* **EXERCISE AIM**: Return, exactly as written, the run of lines that begins at the line containing "What matplotlib code" and ends at the line containing "ax.bar(x + w". Nothing outside that run belongs in the answer.

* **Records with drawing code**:
'''
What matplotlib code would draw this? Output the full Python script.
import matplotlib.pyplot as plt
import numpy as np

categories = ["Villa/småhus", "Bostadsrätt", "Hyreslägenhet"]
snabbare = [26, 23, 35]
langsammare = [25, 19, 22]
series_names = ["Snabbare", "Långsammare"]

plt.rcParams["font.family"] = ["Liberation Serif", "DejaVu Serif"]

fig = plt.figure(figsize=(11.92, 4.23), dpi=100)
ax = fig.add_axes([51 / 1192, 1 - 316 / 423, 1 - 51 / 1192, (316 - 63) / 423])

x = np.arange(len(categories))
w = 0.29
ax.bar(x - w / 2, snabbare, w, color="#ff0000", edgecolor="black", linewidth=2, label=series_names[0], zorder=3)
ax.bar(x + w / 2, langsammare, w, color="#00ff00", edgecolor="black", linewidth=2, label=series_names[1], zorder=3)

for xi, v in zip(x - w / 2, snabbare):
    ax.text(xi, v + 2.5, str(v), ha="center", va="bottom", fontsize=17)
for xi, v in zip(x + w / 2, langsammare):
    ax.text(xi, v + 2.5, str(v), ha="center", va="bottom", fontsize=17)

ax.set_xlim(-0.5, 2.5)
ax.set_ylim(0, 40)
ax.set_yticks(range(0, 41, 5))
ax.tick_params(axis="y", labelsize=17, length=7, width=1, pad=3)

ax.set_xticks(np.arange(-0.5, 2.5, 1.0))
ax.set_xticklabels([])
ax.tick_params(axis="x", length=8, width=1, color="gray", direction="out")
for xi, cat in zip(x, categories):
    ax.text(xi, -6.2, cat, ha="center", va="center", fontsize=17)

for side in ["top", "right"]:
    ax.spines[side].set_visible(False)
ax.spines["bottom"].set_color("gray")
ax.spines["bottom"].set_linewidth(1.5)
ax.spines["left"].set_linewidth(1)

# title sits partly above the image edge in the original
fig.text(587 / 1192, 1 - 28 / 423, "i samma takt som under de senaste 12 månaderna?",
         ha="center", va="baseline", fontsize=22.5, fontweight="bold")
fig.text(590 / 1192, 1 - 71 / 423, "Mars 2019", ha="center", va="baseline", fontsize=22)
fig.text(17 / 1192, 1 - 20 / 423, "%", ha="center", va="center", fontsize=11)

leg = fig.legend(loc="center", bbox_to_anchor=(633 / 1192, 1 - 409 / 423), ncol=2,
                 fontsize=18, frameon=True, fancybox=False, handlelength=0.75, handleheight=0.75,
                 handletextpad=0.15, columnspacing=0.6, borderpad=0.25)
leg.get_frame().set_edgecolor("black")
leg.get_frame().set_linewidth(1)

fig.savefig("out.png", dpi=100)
'''
'''
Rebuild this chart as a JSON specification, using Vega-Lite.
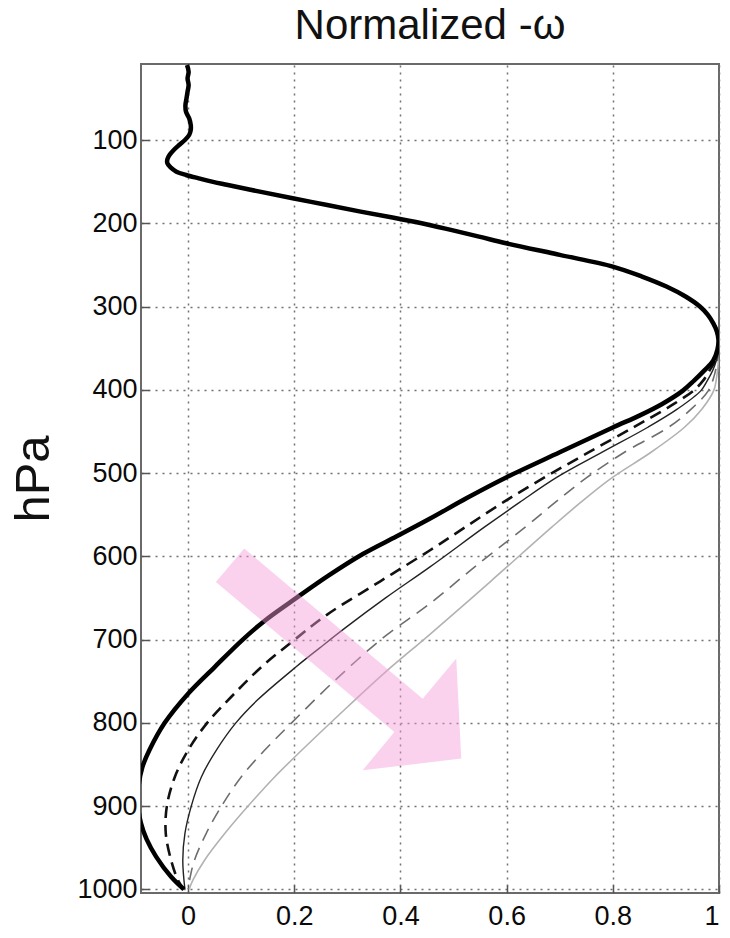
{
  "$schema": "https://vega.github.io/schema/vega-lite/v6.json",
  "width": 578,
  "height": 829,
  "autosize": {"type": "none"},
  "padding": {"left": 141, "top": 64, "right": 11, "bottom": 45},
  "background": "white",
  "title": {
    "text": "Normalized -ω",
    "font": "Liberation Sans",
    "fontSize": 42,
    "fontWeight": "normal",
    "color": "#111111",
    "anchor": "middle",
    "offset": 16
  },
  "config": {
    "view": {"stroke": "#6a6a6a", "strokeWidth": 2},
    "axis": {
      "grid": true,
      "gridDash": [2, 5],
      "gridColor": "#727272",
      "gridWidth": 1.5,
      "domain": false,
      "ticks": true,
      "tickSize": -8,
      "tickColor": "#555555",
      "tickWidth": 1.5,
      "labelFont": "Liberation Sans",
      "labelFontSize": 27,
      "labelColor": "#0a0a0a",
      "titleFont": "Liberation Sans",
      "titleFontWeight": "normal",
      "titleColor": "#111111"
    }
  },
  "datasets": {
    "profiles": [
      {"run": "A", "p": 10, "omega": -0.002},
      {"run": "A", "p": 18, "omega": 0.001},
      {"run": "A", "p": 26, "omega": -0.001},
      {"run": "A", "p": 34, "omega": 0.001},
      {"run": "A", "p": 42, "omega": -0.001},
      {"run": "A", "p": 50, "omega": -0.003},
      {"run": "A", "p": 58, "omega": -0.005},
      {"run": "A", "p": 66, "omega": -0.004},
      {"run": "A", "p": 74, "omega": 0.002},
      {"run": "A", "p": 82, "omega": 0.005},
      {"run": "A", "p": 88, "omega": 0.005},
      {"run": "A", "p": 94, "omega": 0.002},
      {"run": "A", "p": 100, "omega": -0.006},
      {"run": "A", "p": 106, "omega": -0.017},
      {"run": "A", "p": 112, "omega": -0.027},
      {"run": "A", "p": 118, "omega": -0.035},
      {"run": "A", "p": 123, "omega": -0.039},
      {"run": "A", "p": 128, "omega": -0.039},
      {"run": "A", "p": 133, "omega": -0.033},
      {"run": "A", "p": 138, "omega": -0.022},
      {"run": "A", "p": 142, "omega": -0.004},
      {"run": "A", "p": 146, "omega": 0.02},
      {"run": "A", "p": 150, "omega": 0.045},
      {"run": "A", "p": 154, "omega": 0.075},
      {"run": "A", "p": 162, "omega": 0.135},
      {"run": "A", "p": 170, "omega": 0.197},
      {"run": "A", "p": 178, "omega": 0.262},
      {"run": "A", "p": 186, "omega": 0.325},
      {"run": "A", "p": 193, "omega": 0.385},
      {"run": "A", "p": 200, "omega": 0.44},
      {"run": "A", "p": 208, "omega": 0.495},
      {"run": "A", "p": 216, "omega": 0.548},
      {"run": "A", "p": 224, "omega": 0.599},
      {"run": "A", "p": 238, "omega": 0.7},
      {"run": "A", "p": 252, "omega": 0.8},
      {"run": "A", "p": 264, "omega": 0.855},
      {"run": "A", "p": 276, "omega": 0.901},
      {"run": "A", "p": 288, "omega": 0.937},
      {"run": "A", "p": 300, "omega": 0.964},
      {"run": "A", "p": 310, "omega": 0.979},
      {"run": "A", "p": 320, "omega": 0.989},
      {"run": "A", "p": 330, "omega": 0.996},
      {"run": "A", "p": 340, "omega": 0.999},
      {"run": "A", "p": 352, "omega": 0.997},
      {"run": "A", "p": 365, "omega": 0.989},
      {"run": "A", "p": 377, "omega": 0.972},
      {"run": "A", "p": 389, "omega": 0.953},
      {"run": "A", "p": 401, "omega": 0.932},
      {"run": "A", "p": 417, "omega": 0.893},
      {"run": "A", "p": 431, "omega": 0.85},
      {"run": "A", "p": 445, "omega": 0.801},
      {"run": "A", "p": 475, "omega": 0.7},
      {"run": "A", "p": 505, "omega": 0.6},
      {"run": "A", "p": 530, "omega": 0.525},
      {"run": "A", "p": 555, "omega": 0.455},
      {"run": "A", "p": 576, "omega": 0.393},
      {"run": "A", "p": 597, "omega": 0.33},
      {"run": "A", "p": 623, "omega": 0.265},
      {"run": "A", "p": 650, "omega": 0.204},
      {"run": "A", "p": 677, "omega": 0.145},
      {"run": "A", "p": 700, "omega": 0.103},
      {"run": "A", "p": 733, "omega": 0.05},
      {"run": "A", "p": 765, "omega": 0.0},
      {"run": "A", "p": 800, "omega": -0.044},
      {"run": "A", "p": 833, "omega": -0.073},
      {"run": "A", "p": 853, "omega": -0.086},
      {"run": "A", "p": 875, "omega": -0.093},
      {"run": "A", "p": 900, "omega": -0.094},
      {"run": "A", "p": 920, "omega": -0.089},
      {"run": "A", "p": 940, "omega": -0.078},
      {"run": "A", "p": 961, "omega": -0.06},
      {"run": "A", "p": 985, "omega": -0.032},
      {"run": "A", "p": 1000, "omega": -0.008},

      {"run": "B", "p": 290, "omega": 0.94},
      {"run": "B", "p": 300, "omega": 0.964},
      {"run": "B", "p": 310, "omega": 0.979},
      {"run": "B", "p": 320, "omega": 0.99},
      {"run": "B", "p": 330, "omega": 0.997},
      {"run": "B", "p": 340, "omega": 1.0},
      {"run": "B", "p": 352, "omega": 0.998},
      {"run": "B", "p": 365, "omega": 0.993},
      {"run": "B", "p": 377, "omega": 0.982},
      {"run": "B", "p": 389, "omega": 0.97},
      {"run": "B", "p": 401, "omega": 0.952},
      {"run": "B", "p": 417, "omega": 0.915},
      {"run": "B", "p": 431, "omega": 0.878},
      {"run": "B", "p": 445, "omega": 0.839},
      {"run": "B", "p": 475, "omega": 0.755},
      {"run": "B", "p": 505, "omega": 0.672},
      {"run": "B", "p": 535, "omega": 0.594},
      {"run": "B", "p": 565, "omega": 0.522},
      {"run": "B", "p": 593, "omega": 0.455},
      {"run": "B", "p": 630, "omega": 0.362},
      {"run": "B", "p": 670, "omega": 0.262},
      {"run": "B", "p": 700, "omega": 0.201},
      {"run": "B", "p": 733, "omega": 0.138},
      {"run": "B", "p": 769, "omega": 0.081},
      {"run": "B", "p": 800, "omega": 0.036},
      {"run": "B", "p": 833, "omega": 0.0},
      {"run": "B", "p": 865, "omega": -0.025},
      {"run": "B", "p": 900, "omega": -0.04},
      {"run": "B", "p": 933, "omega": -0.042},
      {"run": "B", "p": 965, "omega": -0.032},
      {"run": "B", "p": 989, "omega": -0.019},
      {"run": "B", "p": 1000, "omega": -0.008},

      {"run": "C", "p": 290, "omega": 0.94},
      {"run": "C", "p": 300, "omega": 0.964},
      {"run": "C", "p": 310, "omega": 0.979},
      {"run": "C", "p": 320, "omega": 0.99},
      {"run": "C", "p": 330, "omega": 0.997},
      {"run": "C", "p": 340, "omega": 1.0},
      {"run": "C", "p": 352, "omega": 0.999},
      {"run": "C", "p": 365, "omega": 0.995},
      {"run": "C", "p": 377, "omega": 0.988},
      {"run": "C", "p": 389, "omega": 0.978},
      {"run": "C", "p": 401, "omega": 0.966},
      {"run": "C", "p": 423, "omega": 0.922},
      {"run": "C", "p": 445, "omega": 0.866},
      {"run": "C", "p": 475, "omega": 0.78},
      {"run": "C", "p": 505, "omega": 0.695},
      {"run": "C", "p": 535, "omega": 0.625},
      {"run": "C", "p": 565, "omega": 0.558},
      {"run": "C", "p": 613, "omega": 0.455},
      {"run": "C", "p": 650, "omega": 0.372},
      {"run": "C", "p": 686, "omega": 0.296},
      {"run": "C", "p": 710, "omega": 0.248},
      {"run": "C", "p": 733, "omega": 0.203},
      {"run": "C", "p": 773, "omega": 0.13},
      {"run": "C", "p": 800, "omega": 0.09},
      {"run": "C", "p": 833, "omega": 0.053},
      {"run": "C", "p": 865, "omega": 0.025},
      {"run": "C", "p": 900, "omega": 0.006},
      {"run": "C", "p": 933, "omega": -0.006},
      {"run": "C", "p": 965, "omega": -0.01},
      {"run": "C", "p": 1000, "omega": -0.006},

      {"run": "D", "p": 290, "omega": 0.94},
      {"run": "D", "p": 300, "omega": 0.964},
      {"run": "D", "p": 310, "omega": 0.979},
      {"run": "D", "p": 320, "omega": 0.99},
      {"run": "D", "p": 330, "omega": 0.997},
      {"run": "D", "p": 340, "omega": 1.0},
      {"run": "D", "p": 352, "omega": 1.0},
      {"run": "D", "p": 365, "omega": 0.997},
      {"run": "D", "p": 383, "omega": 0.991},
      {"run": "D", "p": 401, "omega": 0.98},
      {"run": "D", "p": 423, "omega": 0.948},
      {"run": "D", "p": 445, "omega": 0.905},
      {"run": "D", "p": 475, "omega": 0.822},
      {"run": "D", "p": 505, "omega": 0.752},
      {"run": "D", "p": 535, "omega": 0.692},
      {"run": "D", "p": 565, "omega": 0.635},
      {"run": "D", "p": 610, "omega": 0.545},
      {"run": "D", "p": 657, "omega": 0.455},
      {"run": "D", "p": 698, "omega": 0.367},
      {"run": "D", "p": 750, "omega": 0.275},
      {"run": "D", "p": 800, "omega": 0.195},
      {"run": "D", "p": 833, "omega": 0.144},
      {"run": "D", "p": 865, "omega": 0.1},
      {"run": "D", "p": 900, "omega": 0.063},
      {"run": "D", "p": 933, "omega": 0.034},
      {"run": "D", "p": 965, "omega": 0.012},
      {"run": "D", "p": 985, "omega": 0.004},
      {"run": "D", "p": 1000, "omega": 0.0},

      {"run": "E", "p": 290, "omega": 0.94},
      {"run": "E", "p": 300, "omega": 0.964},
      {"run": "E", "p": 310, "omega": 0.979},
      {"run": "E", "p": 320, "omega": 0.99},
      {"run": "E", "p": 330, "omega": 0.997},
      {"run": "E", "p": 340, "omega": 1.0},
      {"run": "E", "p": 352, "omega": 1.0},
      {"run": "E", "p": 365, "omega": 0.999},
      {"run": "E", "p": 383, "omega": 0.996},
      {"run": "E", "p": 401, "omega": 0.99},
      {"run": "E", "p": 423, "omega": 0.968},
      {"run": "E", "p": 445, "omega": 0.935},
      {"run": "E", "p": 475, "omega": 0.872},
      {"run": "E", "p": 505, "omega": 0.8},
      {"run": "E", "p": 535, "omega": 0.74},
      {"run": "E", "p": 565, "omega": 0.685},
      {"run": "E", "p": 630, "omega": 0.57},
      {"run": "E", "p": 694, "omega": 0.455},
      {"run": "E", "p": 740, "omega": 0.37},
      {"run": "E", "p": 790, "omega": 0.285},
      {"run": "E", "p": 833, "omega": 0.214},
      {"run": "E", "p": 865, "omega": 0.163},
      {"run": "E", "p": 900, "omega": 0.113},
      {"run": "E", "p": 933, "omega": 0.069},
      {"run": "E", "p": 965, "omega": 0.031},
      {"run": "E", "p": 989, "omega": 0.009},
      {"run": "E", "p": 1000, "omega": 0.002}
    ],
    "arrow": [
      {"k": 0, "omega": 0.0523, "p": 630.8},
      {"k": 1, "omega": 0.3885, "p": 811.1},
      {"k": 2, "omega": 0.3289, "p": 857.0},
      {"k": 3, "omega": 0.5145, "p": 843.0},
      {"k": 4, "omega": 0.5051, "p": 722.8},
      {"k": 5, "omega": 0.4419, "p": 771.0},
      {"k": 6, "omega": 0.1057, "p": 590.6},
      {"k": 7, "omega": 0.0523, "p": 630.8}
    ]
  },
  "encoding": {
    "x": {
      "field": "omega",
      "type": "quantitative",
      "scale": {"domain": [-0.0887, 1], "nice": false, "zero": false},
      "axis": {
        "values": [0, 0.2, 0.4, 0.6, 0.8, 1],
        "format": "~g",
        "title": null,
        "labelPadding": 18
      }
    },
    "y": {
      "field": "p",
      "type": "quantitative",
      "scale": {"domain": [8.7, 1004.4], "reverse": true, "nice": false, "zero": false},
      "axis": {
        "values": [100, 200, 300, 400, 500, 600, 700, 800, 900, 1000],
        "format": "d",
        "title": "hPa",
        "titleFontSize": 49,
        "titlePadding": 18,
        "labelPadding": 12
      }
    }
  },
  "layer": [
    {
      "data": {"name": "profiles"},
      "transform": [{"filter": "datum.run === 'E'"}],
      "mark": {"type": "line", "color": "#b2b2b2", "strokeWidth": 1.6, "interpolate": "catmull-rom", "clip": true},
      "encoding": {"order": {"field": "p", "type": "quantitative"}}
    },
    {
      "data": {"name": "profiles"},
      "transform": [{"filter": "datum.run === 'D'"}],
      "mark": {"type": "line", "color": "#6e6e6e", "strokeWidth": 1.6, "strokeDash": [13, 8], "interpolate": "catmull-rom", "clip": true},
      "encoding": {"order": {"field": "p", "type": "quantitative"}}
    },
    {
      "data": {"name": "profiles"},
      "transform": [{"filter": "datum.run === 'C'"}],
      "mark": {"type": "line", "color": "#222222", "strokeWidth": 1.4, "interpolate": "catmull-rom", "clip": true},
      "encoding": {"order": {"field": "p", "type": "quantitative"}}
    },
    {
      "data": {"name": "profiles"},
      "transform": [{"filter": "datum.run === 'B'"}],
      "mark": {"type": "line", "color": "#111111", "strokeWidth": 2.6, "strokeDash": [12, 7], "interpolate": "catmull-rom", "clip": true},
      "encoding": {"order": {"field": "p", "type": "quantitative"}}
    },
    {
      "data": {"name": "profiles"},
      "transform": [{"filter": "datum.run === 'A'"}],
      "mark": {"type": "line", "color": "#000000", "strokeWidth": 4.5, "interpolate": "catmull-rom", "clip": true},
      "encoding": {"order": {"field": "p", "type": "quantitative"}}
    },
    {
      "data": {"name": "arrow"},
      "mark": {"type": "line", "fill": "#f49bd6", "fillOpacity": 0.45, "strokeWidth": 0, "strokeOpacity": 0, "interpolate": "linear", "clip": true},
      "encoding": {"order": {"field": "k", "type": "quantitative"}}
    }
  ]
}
'''
* **EXERCISE OUTPUT**:
What matplotlib code would draw this? Output the full Python script.
import matplotlib.pyplot as plt
import numpy as np

categories = ["Villa/småhus", "Bostadsrätt", "Hyreslägenhet"]
snabbare = [26, 23, 35]
langsammare = [25, 19, 22]
series_names = ["Snabbare", "Långsammare"]

plt.rcParams["font.family"] = ["Liberation Serif", "DejaVu Serif"]

fig = plt.figure(figsize=(11.92, 4.23), dpi=100)
ax = fig.add_axes([51 / 1192, 1 - 316 / 423, 1 - 51 / 1192, (316 - 63) / 423])

x = np.arange(len(categories))
w = 0.29
ax.bar(x - w / 2, snabbare, w, color="#ff0000", edgecolor="black", linewidth=2, label=series_names[0], zorder=3)
ax.bar(x + w / 2, langsammare, w, color="#00ff00", edgecolor="black", linewidth=2, label=series_names[1], zorder=3)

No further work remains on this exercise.